I figured that this was Hawaiian Airlines’ policy as well, so I placed a call to the airline to confirm my assumption, in case I needed to call the bluff of an unhelpful or uninformed Travelocity representative. The representative confirmed that Hawaiian Airlines’ policy is to would have issued a credit to me if I had booked the tickets directly through the airline.
Update: Although the representative explicitly stated that I would have received a $400 credit if I had booked through the airline, Hawaiiain Airline’s policy appears to call for a $100 change fee per ticket, thus reducing my credit to $200. I can only assume that the representative I spoke with was willing to waive the change fee, though she made no mention of a fee waiver.
With this information, I called Travelocity to request that they process the credit that I would have received if I had booked directly through the airline itself. This turned out to be a long and agonizing process, involving multiple overseas representatives and supervisors who were all ill-equipped to handle my inquiry. But in the interest of avoiding a long-winded rant about Travelocity’s atrocious customer service, I’ll spare you the details. Suffice to say that I got nowhere, and I was effectively penalized to the tune of $400 for booking through Travelocity.
But what really bothers me about the whole situation is that Travelocity misleadingly promotes itself as a means of preventing this precise type of misfortune through its “Travelocity Guarantee.” You’ve seen those commercials with the little gnome who presumably follows Travelocity customers on their travels and then interjects to their delight to enforce the “Travelocity Guarantee,” haven’t you?
What about that “Guarantee”? Shouldn’t it help me here? It certainly would seem applicable to my situation, given that very first purported benefit of the Guarantee that’s touted on Travelocity’s website (“The Price,” below) is precisely the situation that I found myself in:
“The Price” example is a dead ringer, right?

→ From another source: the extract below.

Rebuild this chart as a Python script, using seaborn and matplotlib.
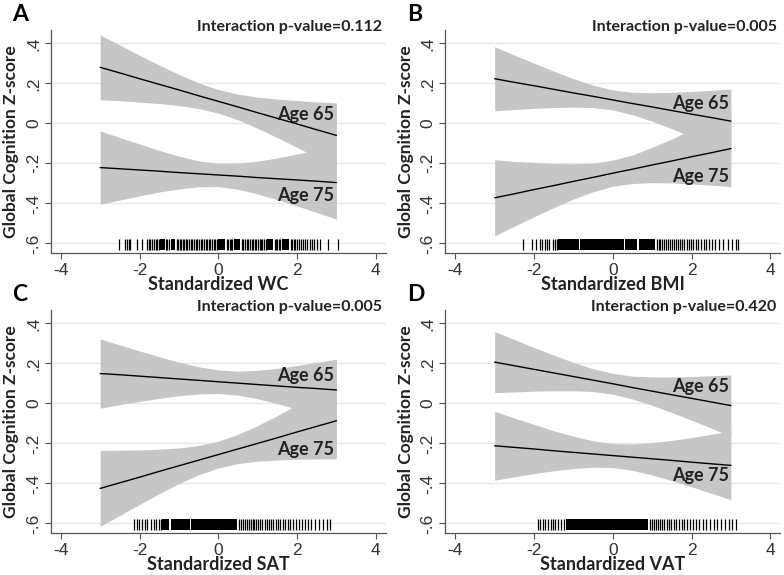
import matplotlib
matplotlib.use("Agg")
import matplotlib.pyplot as plt
import seaborn as sns

x_grid = [-3, -2.5, -2, -1.5, -1, -0.5, 0, 0.5, 1, 1.5, 2, 2.5, 3]

# Panel A - waist circumference
wc_fit65 = [0.280, 0.252, 0.223, 0.195, 0.167, 0.138, 0.110, 0.082, 0.053, 0.025, -0.003, -0.032, -0.060]
wc_hi65 = [0.442, 0.391, 0.340, 0.291, 0.245, 0.202, 0.169, 0.146, 0.131, 0.121, 0.114, 0.107, 0.102]
wc_lo65 = [0.118, 0.113, 0.106, 0.099, 0.089, 0.074, 0.051, 0.018, -0.025, -0.071, -0.120, -0.171, -0.222]
wc_fit75 = [-0.221, -0.227, -0.233, -0.239, -0.246, -0.252, -0.258, -0.264, -0.271, -0.277, -0.283, -0.289, -0.296]
wc_hi75 = [-0.038, -0.071, -0.103, -0.135, -0.164, -0.187, -0.200, -0.199, -0.189, -0.173, -0.153, -0.133, -0.113]
wc_lo75 = [-0.404, -0.383, -0.363, -0.343, -0.328, -0.317, -0.316, -0.329, -0.353, -0.381, -0.413, -0.445, -0.479]

# Panel B - BMI
bmi_fit65 = [0.223, 0.205, 0.188, 0.170, 0.152, 0.135, 0.117, 0.099, 0.082, 0.064, 0.046, 0.029, 0.011]
bmi_hi65 = [0.383, 0.341, 0.301, 0.261, 0.223, 0.191, 0.167, 0.155, 0.153, 0.155, 0.159, 0.165, 0.171]
bmi_lo65 = [0.063, 0.069, 0.075, 0.079, 0.081, 0.079, 0.067, 0.043, 0.011, -0.027, -0.067, -0.107, -0.149]
bmi_fit75 = [-0.372, -0.352, -0.331, -0.311, -0.290, -0.270, -0.249, -0.229, -0.208, -0.188, -0.167, -0.147, -0.126]
bmi_hi75 = [-0.182, -0.190, -0.195, -0.201, -0.202, -0.199, -0.184, -0.158, -0.120, -0.078, -0.031, 0.015, 0.064]
bmi_lo75 = [-0.562, -0.514, -0.467, -0.421, -0.378, -0.342, -0.314, -0.301, -0.296, -0.298, -0.303, -0.309, -0.316]

# Panel C - SAT
sat_fit65 = [0.149, 0.143, 0.136, 0.129, 0.122, 0.115, 0.108, 0.101, 0.094, 0.087, 0.080, 0.074, 0.067]
sat_hi65 = [0.322, 0.292, 0.262, 0.233, 0.206, 0.183, 0.167, 0.161, 0.165, 0.175, 0.189, 0.205, 0.221]
sat_lo65 = [-0.024, -0.006, 0.010, 0.025, 0.038, 0.047, 0.049, 0.041, 0.023, -0.001, -0.029, -0.057, -0.087]
sat_fit75 = [-0.425, -0.397, -0.369, -0.340, -0.312, -0.284, -0.256, -0.228, -0.200, -0.172, -0.143, -0.115, -0.087]
sat_hi75 = [-0.235, -0.234, -0.233, -0.229, -0.223, -0.211, -0.189, -0.155, -0.111, -0.061, -0.007, 0.048, 0.103]
sat_lo75 = [-0.615, -0.560, -0.505, -0.451, -0.401, -0.357, -0.323, -0.301, -0.289, -0.283, -0.279, -0.278, -0.277]

# Panel D - VAT
vat_fit65 = [0.206, 0.188, 0.170, 0.152, 0.134, 0.116, 0.098, 0.079, 0.061, 0.043, 0.025, 0.007, -0.011]
vat_hi65 = [0.359, 0.319, 0.279, 0.241, 0.205, 0.173, 0.150, 0.136, 0.132, 0.132, 0.134, 0.138, 0.142]
vat_lo65 = [0.053, 0.057, 0.061, 0.063, 0.063, 0.059, 0.046, 0.022, -0.010, -0.046, -0.084, -0.124, -0.164]
vat_fit75 = [-0.212, -0.220, -0.228, -0.237, -0.245, -0.253, -0.261, -0.269, -0.277, -0.285, -0.294, -0.302, -0.310]
vat_hi75 = [-0.040, -0.073, -0.105, -0.137, -0.164, -0.187, -0.201, -0.203, -0.196, -0.185, -0.171, -0.155, -0.138]
vat_lo75 = [-0.384, -0.367, -0.351, -0.337, -0.326, -0.319, -0.321, -0.335, -0.358, -0.386, -0.417, -0.449, -0.482]

# rug of observed exposure values (single ticks + solid dense stretches)
wc_rug = [-2.51, -2.38, -2.33, -2.28, -2.23, -2.06, -1.94,
          -1.82, -1.77, -1.73, -1.68, -1.63, -1.59, -1.55, -1.51, -1.33, -1.29, -1.25,
          -1.06, -1.02, -0.98, -0.94, -0.90, -0.87, -0.83, -0.79, -0.74, -0.70, -0.66, -0.62,
          -0.57, -0.53, -0.49, -0.45, -0.41, -0.36, -0.32, -0.28, -0.24, -0.20, -0.16, -0.12,
          -0.08, -0.04, 0.21, 0.25, 0.29, 0.33, 0.36, 0.60, 0.64, 0.68, 0.72, 0.76, 0.81, 0.85,
          0.89, 0.93, 0.97, 1.01, 1.05, 1.09, 1.12, 1.16, 1.20, 1.43, 1.46, 1.50, 1.54, 1.58,
          1.84, 1.88, 1.92, 1.96, 2.01, 2.05, 2.10, 2.15, 2.21, 2.26, 2.32, 2.38, 2.44, 2.50,
          2.58, 2.79, 3.05]
wc_dense = [(-1.47, -1.36), (-1.21, -1.10), (0.0, 0.18), (0.39, 0.56), (1.24, 1.40), (1.62, 1.80)]

bmi_rug = [-2.28, -2.05, -1.95, -1.86, -1.80, -1.73, -1.67, -1.61, -1.52, -1.46, -1.42,
           1.12, 1.17, 1.21, 1.26, 1.31, 1.35, 1.40, 1.45, 1.50, 1.55, 1.60, 1.66, 1.71,
           1.76, 1.82, 1.88, 1.93, 1.99, 2.05, 2.11, 2.17, 2.24, 2.31, 2.38, 2.45, 2.52,
           2.59, 2.69, 2.80, 2.93, 3.02, 3.12, 3.19]
bmi_dense = [(-1.39, -0.85), (-0.82, 0.28), (0.32, 0.62), (0.66, 1.07)]

sat_rug = [-2.14, -2.07, -2.01, -1.93, -1.86, -1.80, -1.72, -1.63, -1.57, -1.50, -1.46,
           0.52, 0.57, 0.62, 0.67, 0.72, 0.77, 0.82, 0.87, 0.92, 0.97, 1.02, 1.07, 1.12,
           1.18, 1.23, 1.29, 1.34, 1.40, 1.46, 1.52, 1.58, 1.64, 1.70, 1.76, 1.83, 1.90,
           1.97, 2.04, 2.12, 2.20, 2.28, 2.36, 2.45, 2.55, 2.66, 2.76, 2.84]
sat_dense = [(-1.42, -1.25), (-1.20, -0.72), (-0.68, 0.48)]

vat_rug = [-1.89, -1.84, -1.78, -1.72, -1.65, -1.58, -1.52, -1.46, -1.38, -1.31, -1.24,
           0.95, 1.00, 1.05, 1.10, 1.15, 1.20, 1.26, 1.31, 1.37, 1.43, 1.49, 1.55, 1.61,
           1.68, 1.75, 1.82, 1.89, 1.96, 2.04, 2.12, 2.20, 2.29, 2.38, 2.47, 2.56, 2.65,
           2.74, 2.84, 2.94, 3.04, 3.14]
vat_dense = [(-1.20, 0.90)]

letters = ["A", "B", "C", "D"]
xlabels = ["Standardized WC", "Standardized BMI", "Standardized SAT", "Standardized VAT"]
pvalues = ["0.112", "0.005", "0.005", "0.420"]
age65_y = [0.045, 0.10, 0.138, 0.082]
age75_y = [-0.36, -0.264, -0.232, -0.359]

x_ticks = [-4, -2, 0, 2, 4]
x_ticklabels = ["-4", "-2", "0", "2", "4"]
y_ticks = [-0.6, -0.4, -0.2, 0, 0.2, 0.4]
y_ticklabels = ["-.6", "-.4", "-.2", "0", ".2", ".4"]

panels = [
    (wc_fit65, wc_lo65, wc_hi65, wc_fit75, wc_lo75, wc_hi75, wc_rug, wc_dense),
    (bmi_fit65, bmi_lo65, bmi_hi65, bmi_fit75, bmi_lo75, bmi_hi75, bmi_rug, bmi_dense),
    (sat_fit65, sat_lo65, sat_hi65, sat_fit75, sat_lo75, sat_hi75, sat_rug, sat_dense),
    (vat_fit65, vat_lo65, vat_hi65, vat_fit75, vat_lo75, vat_hi75, vat_rug, vat_dense),
]

sns.set_theme(style="white")
bold_font = ["Lato", "DejaVu Sans"]
tick_font = ["Liberation Sans", "DejaVu Sans"]
band_color = "#c6c6c6"
axis_color = "#555555"

fig, axes = plt.subplots(2, 2, figsize=(7.84, 5.75), dpi=100)
fig.subplots_adjust(left=0.065, right=0.995, top=0.948, bottom=0.073, wspace=0.179, hspace=0.255)

RUG_LO, RUG_HI = -0.635, -0.577

for i, ax in enumerate(axes.flat):
    fit65, lo65, hi65, fit75, lo75, hi75, rug, dense = panels[i]

    for yt in y_ticks:
        ax.axhline(yt, color="#e8e8e8", lw=1.0, zorder=0)

    ax.fill_between(x_grid, lo65, hi65, color=band_color, lw=0, zorder=1)
    ax.fill_between(x_grid, lo75, hi75, color=band_color, lw=0, zorder=1)
    sns.lineplot(x=x_grid, y=fit65, ax=ax, color="black", lw=1.0, zorder=3)
    sns.lineplot(x=x_grid, y=fit75, ax=ax, color="black", lw=1.0, zorder=3)

    ax.vlines(rug, RUG_LO, RUG_HI, color="black", lw=0.9, zorder=3)
    for lo, hi in dense:
        ax.fill_between([lo, hi], RUG_LO, RUG_HI, color="black", lw=0, zorder=3)

    ax.text(2.95, age65_y[i], "Age 65", ha="right", va="center", fontsize=13,
            fontweight="bold", family=bold_font, color="#222222", zorder=4)
    ax.text(2.95, age75_y[i], "Age 75", ha="right", va="center", fontsize=13,
            fontweight="bold", family=bold_font, color="#222222", zorder=4)

    ax.set_xlim(-4.25, 4.25)
    ax.set_ylim(-0.648, 0.467)
    ax.set_xticks(x_ticks)
    ax.set_xticklabels(x_ticklabels, family=tick_font, fontsize=12.5, color="#333333")
    ax.set_yticks(y_ticks)
    ax.set_yticklabels(y_ticklabels, family=tick_font, fontsize=12.5, color="#333333",
                       rotation=90, va="center")
    ax.tick_params(axis="both", direction="out", length=4, width=0.8, color=axis_color,
                   pad=3, left=True, bottom=True)

    sns.despine(ax=ax)
    for side in ["left", "bottom"]:
        ax.spines[side].set_color(axis_color)
        ax.spines[side].set_linewidth(0.9)

    ax.set_xlabel(xlabels[i], family=bold_font, fontweight="bold", fontsize=13,
                  color="#222222", labelpad=-1)
    ax.set_ylabel("Global Cognition Z-score", family=bold_font, fontweight="bold",
                  fontsize=12.5, color="#222222", labelpad=5)

    ax.text(0.99, 1.045, f"Interaction p-value={pvalues[i]}", transform=ax.transAxes,
            ha="right", va="top", fontsize=11.5, fontweight="bold", family=bold_font,
            color="#222222")
    ax.text(-0.115, 1.115, letters[i], transform=ax.transAxes, ha="left", va="top",
            fontsize=16.5, fontweight="bold", family=bold_font, color="black")

fig.savefig("out.png", dpi=100)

Wrong. Although I indeed found a “qualifying lower rate” after I made my booking (this much was conceded by the Travelocity representatives), I was told that I did not “complete the guarantee form in a timely manner.”
There’s the rub.
A “timely manner,” as defined by Travelocity, is “within 24 hours of your booking” even if the subsequent rate reduction took place more than 24 hours after your booking. So even though I called Travelocity within 15 minutes of “find[ing] a qualifying lower rate” and “complete[d] the guarantee form” immediately after the calls (as an admittedly pathetic form of protest), those actions were not “timely” in Travelocity-speak.
To me, this practice of promoting the “Travelocity Guarantee” as a supplemental benefit of booking with Travelocity, while failing to mention the crucial 24-hour limitation in any consumer-facing advertising – which effectively renders the “Guarantee” to be a burden as compared to the policy that would otherwise prevail if a consumer purchased airfare directly through an airline – seems patently misleading. It’s akin to a car dealership touting a supplemental warranty on all vehicles that it sells in its consumer-facing advertising, and then providing, in the terms and conditions of its sales contracts, that the supplemental warranty is only valid during the first week of ownership and that the 10-year warranty that would otherwise accompany the vehicle is void.
And to think that Travelocity brazenly markets this policy as “the Most Comprehensive Guarantee in the Industry”!
So I’ll consider this a lesson learned, and book my flights directly through the airlines from this point forward. Even for a points fanatic like myself, an extra two points per dollar isn’t worth forfeiting a credit in the event of a fare reduction.
Side note: Expedia appears to have a nearly identical policy to Travelocity, and Orbitz appears to have a slightly better “Price Assurance” policy: if a lower fare is booked through Orbitz for the exact same flight(s) that you previously purchased at a higher price, Orbitz will issue you “Orbucks” in the amount of the difference. This policy obviously requires a lot of prerequisites to be satisfied before a credit is issued, but at least a credit is possible in certain situations.